With $2.6 billion Foreign Direct Investment (FDI) it attracted in 2020, Nigeria has emerged the second preferred investment destination in Africa, after Egypt, according to data obtained from the United Nations Conference on Trade and Development (UNCTAD).
UNCTAD, in its 11-page ‘Investment Trends Monitor,’ which focused on global FDI flows, however, stated that inflows to Nigeria in 2020 declined to $2.6 billion, lower than the $3.3 billion the country recorded in 2019.
Egypt was the top recipient of FDI, despite a significant decline in inflows (-39%), to an estimated $5.5 billion recorded by the country in the year under review.
Also, FDI to South Africa almost halved to $2.5 billion last year, from the $4.6 billion the country recorded in 2019.
The report showed that FDI flows to Africa decreased by 18 per cent to an estimated $38 billion in 2020, down from $46 billion in 2019.
It said: “Greenfield project announcements, an indication of future FDI trends, fell 63% to $28 billion, from $77 billion in 2019. The pandemic’s negative impact on FDI was amplified by low prices of and low demand for commodities.
“FDI inflows to Sub-Saharan Africa decreased by 11 per cent to an estimated $28 billion.
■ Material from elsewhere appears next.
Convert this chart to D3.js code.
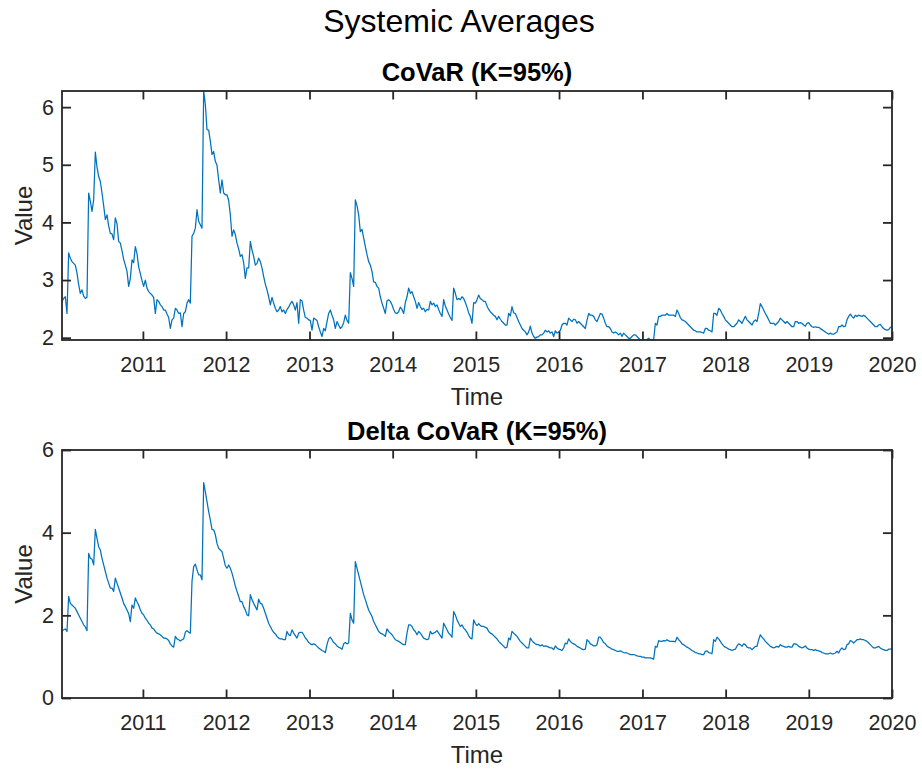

Inflows to Nigeria declined to $2.6 billion from $3.3 billion in 2019. Lower crude oil prices, coupled with the closure of oil development sites at the start of a pandemic due to movement restrictions, weighed heavily on FDI to Nigeria.
“Senegal was among the few economies with higher inflows in 2020, registering 39 per cent increase to $1.5 billion, supported by rising investments in energy.
“Inflows to Ethiopia declined by 17 per cent, but were still substantially at $2.1 billion. Significant investments took place in the manufacturing, agriculture and hospitality sectors. FDI inflows were also steady in Mozambique, decreasing by only six per cent to $2 billion as the implementation of the $20 billion LNG project led by Total continued, although at slower than planned speed.
“FDI to South Africa almost halved to $2.5 billion from $4.6 billion in 2019. However, several large projects were announced, including an investment by Google (United States) of approximately $140 million in fibre optics sub-marine cable and an additional investment of $360 million by Pepsico (United States) to expand the capacity of Pioneer Foods.”
According to the UN report, global FDI flows fell by 42 per cent in 2020, from about $1.5 trillion to an estimated $859 billion.
The drop was mostly recorded in developed economies where FDI fell by as much as 69 per cent to $229 billion. However, developing economies recorded a 12 per cent decline, representing about 72 per cent share of the global FDI.
“Looking at top FDI host economies, China became the largest recipient, attracting an estimated $163 billion in inflows, followed by the United States with $134 billion,” it added.
On the prospect for 2021, the report anticipated that global FDI will remain weak this year.
“Although the global economy is expected to initiate a hesitant and uneven recovery in 2021 and Gross Domestic Product growth, gross fixed capital formation and trade are projected to resume growth, investors are likely to remain cautious in committing capital to new overseas productive assets.
“International investment projects tend to have a long gestation period and react to crises with a delay, both on the downward slope and in the recovery. The uncharacteristic immediacy of the FDI reaction to the crisis caused by the COVID-19 pandemic was due to physical lockdowns and other mitigation measures making the implementation of the ongoing projects more difficult,” it added.